• [Collected data]
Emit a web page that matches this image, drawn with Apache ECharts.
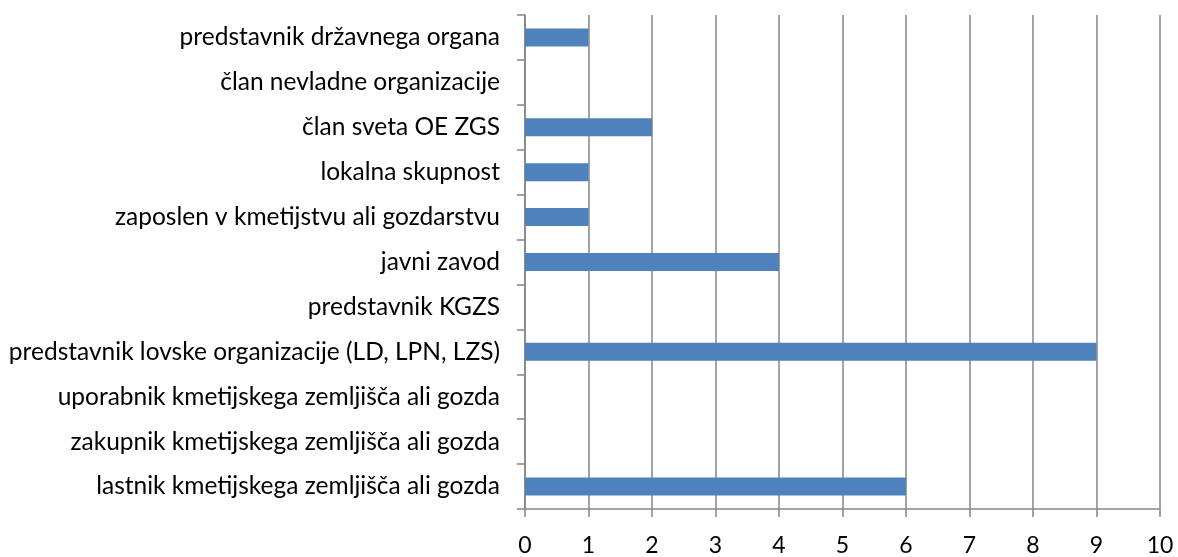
<!DOCTYPE html>
<html>
<head>
<meta charset="utf-8">
<script src="https://cdn.jsdelivr.net/npm/echarts@6/dist/echarts.min.js"></script>
<style>
  html, body { margin: 0; padding: 0; background: #fff; }
  #main { width: 1178px; height: 557px; }
</style>
</head>
<body>
<div id="main"></div>
<script>
// kategorije od spodaj navzgor
var categories = [
  'lastnik kmetijskega zemljišča ali gozda',
  'zakupnik kmetijskega zemljišča ali gozda',
  'uporabnik kmetijskega zemljišča ali gozda',
  'predstavnik lovske organizacije (LD, LPN, LZS)',
  'predstavnik KGZS',
  'javni zavod',
  'zaposlen v kmetijstvu ali gozdarstvu',
  'lokalna skupnost',
  'član sveta OE ZGS',
  'član nevladne organizacije',
  'predstavnik državnega organa'
];
var values = [6, 0, 0, 9, 0, 4, 1, 1, 2, 0, 1];

var myChart = echarts.init(document.getElementById('main'));
var option = {
  animation: false,
  textStyle: { fontFamily: 'Lato' },
  grid: { left: 525, right: 18, top: 15, bottom: 48, containLabel: false },
  xAxis: {
    type: 'value',
    min: 0,
    max: 10,
    interval: 1,
    axisLine: { show: true, lineStyle: { color: '#868686', width: 1.5 } },
    axisTick: { show: true, length: 8, lineStyle: { color: '#868686', width: 1.5 } },
    axisLabel: { color: '#000', fontSize: 23, margin: 25 },
    splitLine: { show: true, lineStyle: { color: '#868686', width: 1.5 } }
  },
  yAxis: {
    type: 'category',
    data: categories,
    axisLine: { show: true, lineStyle: { color: '#868686', width: 1.5 } },
    axisTick: { show: true, length: 8, alignWithLabel: false, lineStyle: { color: '#868686', width: 1.5 } },
    axisLabel: { color: '#000', fontSize: 24.5, margin: 25 },
    splitLine: { show: false }
  },
  series: [{
    type: 'bar',
    data: values,
    barWidth: 18,
    itemStyle: { color: '#4f81bd' }
  }]
};
myChart.setOption(option);
</script>
</body>
</html>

• [Exercise aim]
Repeat the material above in full and exactly, apart from the pictures.

• [Answer to this exercise]
Emit a web page that matches this image, drawn with Apache ECharts.
<!DOCTYPE html>
<html>
<head>
<meta charset="utf-8">
<script src="https://cdn.jsdelivr.net/npm/echarts@6/dist/echarts.min.js"></script>
<style>
  html, body { margin: 0; padding: 0; background: #fff; }
  #main { width: 1178px; height: 557px; }
</style>
</head>
<body>
<div id="main"></div>
<script>
// kategorije od spodaj navzgor
var categories = [
  'lastnik kmetijskega zemljišča ali gozda',
  'zakupnik kmetijskega zemljišča ali gozda',
  'uporabnik kmetijskega zemljišča ali gozda',
  'predstavnik lovske organizacije (LD, LPN, LZS)',
  'predstavnik KGZS',
  'javni zavod',
  'zaposlen v kmetijstvu ali gozdarstvu',
  'lokalna skupnost',
  'član sveta OE ZGS',
  'član nevladne organizacije',
  'predstavnik državnega organa'
];
var values = [6, 0, 0, 9, 0, 4, 1, 1, 2, 0, 1];

var myChart = echarts.init(document.getElementById('main'));
var option = {
  animation: false,
  textStyle: { fontFamily: 'Lato' },
  grid: { left: 525, right: 18, top: 15, bottom: 48, containLabel: false },
  xAxis: {
    type: 'value',
    min: 0,
    max: 10,
    interval: 1,
    axisLine: { show: true, lineStyle: { color: '#868686', width: 1.5 } },
    axisTick: { show: true, length: 8, lineStyle: { color: '#868686', width: 1.5 } },
    axisLabel: { color: '#000', fontSize: 23, margin: 25 },
    splitLine: { show: true, lineStyle: { color: '#868686', width: 1.5 } }
  },
  yAxis: {
    type: 'category',
    data: categories,
    axisLine: { show: true, lineStyle: { color: '#868686', width: 1.5 } },
    axisTick: { show: true, length: 8, alignWithLabel: false, lineStyle: { color: '#868686', width: 1.5 } },
    axisLabel: { color: '#000', fontSize: 24.5, margin: 25 },
    splitLine: { show: false }
  },
  series: [{
    type: 'bar',
    data: values,
    barWidth: 18,
    itemStyle: { color: '#4f81bd' }
  }]
};
myChart.setOption(option);
</script>
</body>
</html>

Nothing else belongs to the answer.